We are tempted in this way by false doctrine.  False doctrine always does what Satan did on that mountain – it presumes to challenge our faith something that sounds Biblical, but actually it challenge us to doubt God's Word or to act or speak on the basis of false doctrine and confused interpretations of Scripture which place God at odds with Himself.

This sort of temptation is often little more than an appeal to ignore God's Word for the sake of feelings.  To do that is to deny the truth of God's Word, and count something or someone as more important than God.  Jesus answered with faith, and clear doctrine – you shall not put the Lord, your God, to the test.  We need to do the same; put the truth first, and trust God's Word no matter what.

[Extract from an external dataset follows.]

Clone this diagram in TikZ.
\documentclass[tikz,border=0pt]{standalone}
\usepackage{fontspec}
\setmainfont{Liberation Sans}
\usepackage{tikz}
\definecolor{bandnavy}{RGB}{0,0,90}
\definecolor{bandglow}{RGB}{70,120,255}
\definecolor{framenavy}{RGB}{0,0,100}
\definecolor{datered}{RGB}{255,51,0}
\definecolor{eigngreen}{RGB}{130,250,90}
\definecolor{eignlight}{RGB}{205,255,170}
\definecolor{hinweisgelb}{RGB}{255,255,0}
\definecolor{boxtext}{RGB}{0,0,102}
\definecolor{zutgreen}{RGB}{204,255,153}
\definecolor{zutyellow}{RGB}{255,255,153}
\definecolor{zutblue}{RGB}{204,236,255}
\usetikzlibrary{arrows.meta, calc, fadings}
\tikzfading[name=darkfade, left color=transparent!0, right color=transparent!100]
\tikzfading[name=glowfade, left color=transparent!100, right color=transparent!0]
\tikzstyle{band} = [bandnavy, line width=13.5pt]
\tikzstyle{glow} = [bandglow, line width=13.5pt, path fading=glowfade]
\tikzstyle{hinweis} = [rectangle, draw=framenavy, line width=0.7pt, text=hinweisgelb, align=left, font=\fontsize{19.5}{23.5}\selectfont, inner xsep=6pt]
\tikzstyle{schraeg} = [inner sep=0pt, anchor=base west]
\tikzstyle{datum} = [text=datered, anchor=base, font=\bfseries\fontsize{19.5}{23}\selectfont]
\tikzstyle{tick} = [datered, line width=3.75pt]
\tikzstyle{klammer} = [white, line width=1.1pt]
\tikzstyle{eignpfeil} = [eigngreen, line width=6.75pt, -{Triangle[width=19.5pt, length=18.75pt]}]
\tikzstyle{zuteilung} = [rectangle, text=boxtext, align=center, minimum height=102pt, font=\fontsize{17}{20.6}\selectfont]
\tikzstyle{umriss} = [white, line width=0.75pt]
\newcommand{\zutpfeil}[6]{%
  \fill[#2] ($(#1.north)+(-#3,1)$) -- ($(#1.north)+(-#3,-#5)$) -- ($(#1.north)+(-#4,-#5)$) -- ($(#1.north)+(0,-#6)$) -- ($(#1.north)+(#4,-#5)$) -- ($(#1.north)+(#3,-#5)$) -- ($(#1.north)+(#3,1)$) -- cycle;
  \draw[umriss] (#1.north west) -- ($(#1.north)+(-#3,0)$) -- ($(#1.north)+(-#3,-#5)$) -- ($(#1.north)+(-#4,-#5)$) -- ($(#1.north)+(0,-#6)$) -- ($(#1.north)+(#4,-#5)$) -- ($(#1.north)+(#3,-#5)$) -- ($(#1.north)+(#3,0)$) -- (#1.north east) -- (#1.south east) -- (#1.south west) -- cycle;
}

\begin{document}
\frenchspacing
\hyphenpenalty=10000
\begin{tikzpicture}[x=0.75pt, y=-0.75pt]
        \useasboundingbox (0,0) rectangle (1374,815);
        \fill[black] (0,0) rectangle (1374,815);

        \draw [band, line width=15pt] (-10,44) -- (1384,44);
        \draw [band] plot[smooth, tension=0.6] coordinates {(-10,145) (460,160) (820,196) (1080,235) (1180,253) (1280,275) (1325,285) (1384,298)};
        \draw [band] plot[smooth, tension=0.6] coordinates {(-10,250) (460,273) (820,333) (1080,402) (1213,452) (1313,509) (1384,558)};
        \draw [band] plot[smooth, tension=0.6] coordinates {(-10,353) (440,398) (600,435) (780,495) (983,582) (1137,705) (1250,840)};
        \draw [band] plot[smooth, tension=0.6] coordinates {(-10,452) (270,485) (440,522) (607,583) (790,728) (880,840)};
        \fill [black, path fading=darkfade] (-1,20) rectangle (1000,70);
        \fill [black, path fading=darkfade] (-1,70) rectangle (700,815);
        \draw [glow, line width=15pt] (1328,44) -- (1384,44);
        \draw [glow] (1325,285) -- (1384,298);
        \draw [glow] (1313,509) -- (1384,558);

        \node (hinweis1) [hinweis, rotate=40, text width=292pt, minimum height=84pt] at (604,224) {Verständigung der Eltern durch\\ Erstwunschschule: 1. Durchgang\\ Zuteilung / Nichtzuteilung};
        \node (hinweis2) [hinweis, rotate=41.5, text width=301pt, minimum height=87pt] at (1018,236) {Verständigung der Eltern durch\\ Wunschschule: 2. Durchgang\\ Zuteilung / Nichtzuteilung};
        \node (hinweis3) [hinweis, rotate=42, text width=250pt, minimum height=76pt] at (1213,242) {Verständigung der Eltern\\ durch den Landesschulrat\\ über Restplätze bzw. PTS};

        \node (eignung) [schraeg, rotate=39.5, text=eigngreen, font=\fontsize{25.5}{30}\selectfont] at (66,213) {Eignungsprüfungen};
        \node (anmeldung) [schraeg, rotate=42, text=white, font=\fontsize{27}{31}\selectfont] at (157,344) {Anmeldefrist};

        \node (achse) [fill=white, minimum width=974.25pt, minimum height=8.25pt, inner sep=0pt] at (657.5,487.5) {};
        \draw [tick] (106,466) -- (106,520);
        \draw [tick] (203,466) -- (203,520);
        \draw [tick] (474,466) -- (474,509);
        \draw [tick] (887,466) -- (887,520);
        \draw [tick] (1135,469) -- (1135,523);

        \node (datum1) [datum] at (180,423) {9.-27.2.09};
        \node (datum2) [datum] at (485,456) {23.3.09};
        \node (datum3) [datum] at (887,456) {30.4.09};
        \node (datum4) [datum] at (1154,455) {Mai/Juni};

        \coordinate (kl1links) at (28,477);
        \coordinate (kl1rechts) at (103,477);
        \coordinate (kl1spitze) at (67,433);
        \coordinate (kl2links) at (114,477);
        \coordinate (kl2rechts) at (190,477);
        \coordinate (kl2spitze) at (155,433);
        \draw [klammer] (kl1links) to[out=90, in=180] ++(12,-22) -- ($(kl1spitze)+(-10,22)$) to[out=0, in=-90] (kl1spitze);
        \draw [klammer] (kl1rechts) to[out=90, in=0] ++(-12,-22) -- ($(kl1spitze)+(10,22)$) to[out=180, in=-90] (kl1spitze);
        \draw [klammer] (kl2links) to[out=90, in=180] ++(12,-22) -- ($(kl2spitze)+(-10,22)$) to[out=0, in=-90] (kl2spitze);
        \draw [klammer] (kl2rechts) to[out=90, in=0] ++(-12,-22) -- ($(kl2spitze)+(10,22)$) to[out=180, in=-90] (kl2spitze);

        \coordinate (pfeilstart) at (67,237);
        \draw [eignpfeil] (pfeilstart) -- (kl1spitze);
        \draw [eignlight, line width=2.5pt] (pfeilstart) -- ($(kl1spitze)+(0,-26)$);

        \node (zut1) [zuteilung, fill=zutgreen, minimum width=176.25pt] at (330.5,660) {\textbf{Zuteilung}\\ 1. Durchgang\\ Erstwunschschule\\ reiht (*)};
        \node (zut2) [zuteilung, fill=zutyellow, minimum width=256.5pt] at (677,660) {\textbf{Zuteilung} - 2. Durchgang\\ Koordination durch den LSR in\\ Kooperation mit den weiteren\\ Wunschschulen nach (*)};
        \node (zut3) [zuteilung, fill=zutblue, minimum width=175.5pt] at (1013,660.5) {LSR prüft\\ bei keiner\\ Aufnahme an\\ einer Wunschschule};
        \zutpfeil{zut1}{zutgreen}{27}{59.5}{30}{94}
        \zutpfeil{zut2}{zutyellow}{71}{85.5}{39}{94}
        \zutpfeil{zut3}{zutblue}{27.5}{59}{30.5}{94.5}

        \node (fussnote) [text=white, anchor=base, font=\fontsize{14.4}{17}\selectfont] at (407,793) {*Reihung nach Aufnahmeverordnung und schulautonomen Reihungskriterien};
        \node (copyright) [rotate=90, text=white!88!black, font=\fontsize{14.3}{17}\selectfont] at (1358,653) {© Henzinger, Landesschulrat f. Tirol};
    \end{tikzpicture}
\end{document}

The final temptation Jesus faced is the most common sort today.  We face this temptation each and every time we are offered the faster way, the easier way, the more effective way than what God teaches us to do.  Jesus said, you shall worship the Lord your God, and serve Him only!  We need to remember whose is God, and who we are.  We worship God by being faithful, and trusting God, and doing the things He has given us to do.  We can even win by losing — when we are faithful.

We can trust God, after all.  We serve Him not by what we do, so much, as by trusting Him.  Jesus once said to the Pharisees, Learn what this means, I desire compassion not sacrifice.  And His will, summarized in the First Commandment is that we hold Him first in all things, and trust in Him alone, and love Him more than life itself.  And love for God is a love that is seen in love for one another.  This is the same will as what we see on the cross, where He died for your sins so that you might be forgiven and come to know Him as He is, gracious and merciful, full of love and compassion, and desiring your salvation first and last.

When we confront temptations, we can have no better pattern than that which Jesus provided.  Hold fast to His Word, and trust in God.  That is how to deal with temptation.

In the Name of the Father, and of the Son, and of the Holy Ghost.